Can you transcribe every line exactly and leave the pictures behind?

☆ ☆ ☆ ☆ ☆

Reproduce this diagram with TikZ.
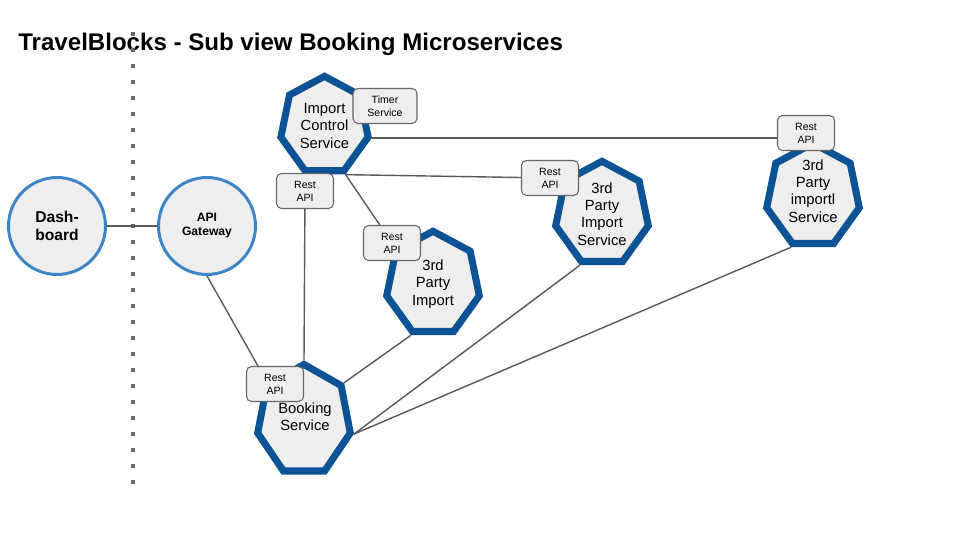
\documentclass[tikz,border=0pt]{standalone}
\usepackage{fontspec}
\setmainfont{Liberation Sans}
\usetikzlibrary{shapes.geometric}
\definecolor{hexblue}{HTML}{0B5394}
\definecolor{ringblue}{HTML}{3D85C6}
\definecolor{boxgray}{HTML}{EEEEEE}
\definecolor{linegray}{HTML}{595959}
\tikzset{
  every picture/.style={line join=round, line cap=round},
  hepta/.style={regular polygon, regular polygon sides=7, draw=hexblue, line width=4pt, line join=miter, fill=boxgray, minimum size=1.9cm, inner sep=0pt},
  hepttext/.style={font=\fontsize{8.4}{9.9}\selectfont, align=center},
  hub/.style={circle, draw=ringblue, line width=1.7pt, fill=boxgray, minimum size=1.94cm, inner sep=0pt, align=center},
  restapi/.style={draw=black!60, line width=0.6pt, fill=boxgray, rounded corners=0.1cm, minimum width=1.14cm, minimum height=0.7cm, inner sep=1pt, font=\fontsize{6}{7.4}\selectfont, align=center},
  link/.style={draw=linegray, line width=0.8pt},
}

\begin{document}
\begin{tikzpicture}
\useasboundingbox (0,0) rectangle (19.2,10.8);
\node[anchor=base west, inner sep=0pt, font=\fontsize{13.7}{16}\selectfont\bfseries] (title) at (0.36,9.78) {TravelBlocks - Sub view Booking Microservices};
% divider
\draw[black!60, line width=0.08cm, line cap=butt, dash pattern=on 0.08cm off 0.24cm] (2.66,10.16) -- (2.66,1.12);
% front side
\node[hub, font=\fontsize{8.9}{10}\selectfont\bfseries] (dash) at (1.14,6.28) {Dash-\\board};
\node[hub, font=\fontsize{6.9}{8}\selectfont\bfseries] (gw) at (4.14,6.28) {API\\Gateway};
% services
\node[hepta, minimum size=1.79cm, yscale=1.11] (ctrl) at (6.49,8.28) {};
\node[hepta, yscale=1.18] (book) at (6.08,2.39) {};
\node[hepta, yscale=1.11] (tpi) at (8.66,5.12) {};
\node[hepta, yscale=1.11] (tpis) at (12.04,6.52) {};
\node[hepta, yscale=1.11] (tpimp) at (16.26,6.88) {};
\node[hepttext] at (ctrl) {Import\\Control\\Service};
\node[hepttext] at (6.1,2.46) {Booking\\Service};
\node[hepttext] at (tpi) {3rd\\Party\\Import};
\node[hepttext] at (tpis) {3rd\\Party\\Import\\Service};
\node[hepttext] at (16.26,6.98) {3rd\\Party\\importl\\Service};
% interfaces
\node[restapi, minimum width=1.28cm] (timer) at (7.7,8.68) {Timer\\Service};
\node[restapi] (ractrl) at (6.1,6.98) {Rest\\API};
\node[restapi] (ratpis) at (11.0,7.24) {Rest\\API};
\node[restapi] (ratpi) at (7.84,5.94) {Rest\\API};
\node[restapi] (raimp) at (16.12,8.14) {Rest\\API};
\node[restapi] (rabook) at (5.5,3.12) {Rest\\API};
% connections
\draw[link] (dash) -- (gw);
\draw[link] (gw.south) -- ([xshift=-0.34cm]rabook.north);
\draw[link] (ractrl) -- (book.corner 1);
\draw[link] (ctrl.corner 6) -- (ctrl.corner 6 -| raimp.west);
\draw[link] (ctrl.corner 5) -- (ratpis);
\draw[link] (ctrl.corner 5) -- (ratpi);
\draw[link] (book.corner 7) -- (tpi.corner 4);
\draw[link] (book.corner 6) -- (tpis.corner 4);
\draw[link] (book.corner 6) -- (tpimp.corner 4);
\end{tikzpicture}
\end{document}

☆ ☆ ☆ ☆ ☆

* [RESPONSE]:
Reproduce this diagram with TikZ.
\documentclass[tikz,border=0pt]{standalone}
\usepackage{fontspec}
\setmainfont{Liberation Sans}
\usetikzlibrary{shapes.geometric}
\definecolor{hexblue}{HTML}{0B5394}
\definecolor{ringblue}{HTML}{3D85C6}
\definecolor{boxgray}{HTML}{EEEEEE}
\definecolor{linegray}{HTML}{595959}
\tikzset{
  every picture/.style={line join=round, line cap=round},
  hepta/.style={regular polygon, regular polygon sides=7, draw=hexblue, line width=4pt, line join=miter, fill=boxgray, minimum size=1.9cm, inner sep=0pt},
  hepttext/.style={font=\fontsize{8.4}{9.9}\selectfont, align=center},
  hub/.style={circle, draw=ringblue, line width=1.7pt, fill=boxgray, minimum size=1.94cm, inner sep=0pt, align=center},
  restapi/.style={draw=black!60, line width=0.6pt, fill=boxgray, rounded corners=0.1cm, minimum width=1.14cm, minimum height=0.7cm, inner sep=1pt, font=\fontsize{6}{7.4}\selectfont, align=center},
  link/.style={draw=linegray, line width=0.8pt},
}

\begin{document}
\begin{tikzpicture}
\useasboundingbox (0,0) rectangle (19.2,10.8);
\node[anchor=base west, inner sep=0pt, font=\fontsize{13.7}{16}\selectfont\bfseries] (title) at (0.36,9.78) {TravelBlocks - Sub view Booking Microservices};
% divider
\draw[black!60, line width=0.08cm, line cap=butt, dash pattern=on 0.08cm off 0.24cm] (2.66,10.16) -- (2.66,1.12);
% front side
\node[hub, font=\fontsize{8.9}{10}\selectfont\bfseries] (dash) at (1.14,6.28) {Dash-\\board};
\node[hub, font=\fontsize{6.9}{8}\selectfont\bfseries] (gw) at (4.14,6.28) {API\\Gateway};
% services
\node[hepta, minimum size=1.79cm, yscale=1.11] (ctrl) at (6.49,8.28) {};
\node[hepta, yscale=1.18] (book) at (6.08,2.39) {};
\node[hepta, yscale=1.11] (tpi) at (8.66,5.12) {};
\node[hepta, yscale=1.11] (tpis) at (12.04,6.52) {};
\node[hepta, yscale=1.11] (tpimp) at (16.26,6.88) {};
\node[hepttext] at (ctrl) {Import\\Control\\Service};
\node[hepttext] at (6.1,2.46) {Booking\\Service};
\node[hepttext] at (tpi) {3rd\\Party\\Import};
\node[hepttext] at (tpis) {3rd\\Party\\Import\\Service};
\node[hepttext] at (16.26,6.98) {3rd\\Party\\importl\\Service};
% interfaces
\node[restapi, minimum width=1.28cm] (timer) at (7.7,8.68) {Timer\\Service};
\node[restapi] (ractrl) at (6.1,6.98) {Rest\\API};
\node[restapi] (ratpis) at (11.0,7.24) {Rest\\API};
\node[restapi] (ratpi) at (7.84,5.94) {Rest\\API};
\node[restapi] (raimp) at (16.12,8.14) {Rest\\API};
\node[restapi] (rabook) at (5.5,3.12) {Rest\\API};
% connections
\draw[link] (dash) -- (gw);
\draw[link] (gw.south) -- ([xshift=-0.34cm]rabook.north);
\draw[link] (ractrl) -- (book.corner 1);
\draw[link] (ctrl.corner 6) -- (ctrl.corner 6 -| raimp.west);
\draw[link] (ctrl.corner 5) -- (ratpis);
\draw[link] (ctrl.corner 5) -- (ratpi);
\draw[link] (book.corner 7) -- (tpi.corner 4);
\draw[link] (book.corner 6) -- (tpis.corner 4);
\draw[link] (book.corner 6) -- (tpimp.corner 4);
\end{tikzpicture}
\end{document}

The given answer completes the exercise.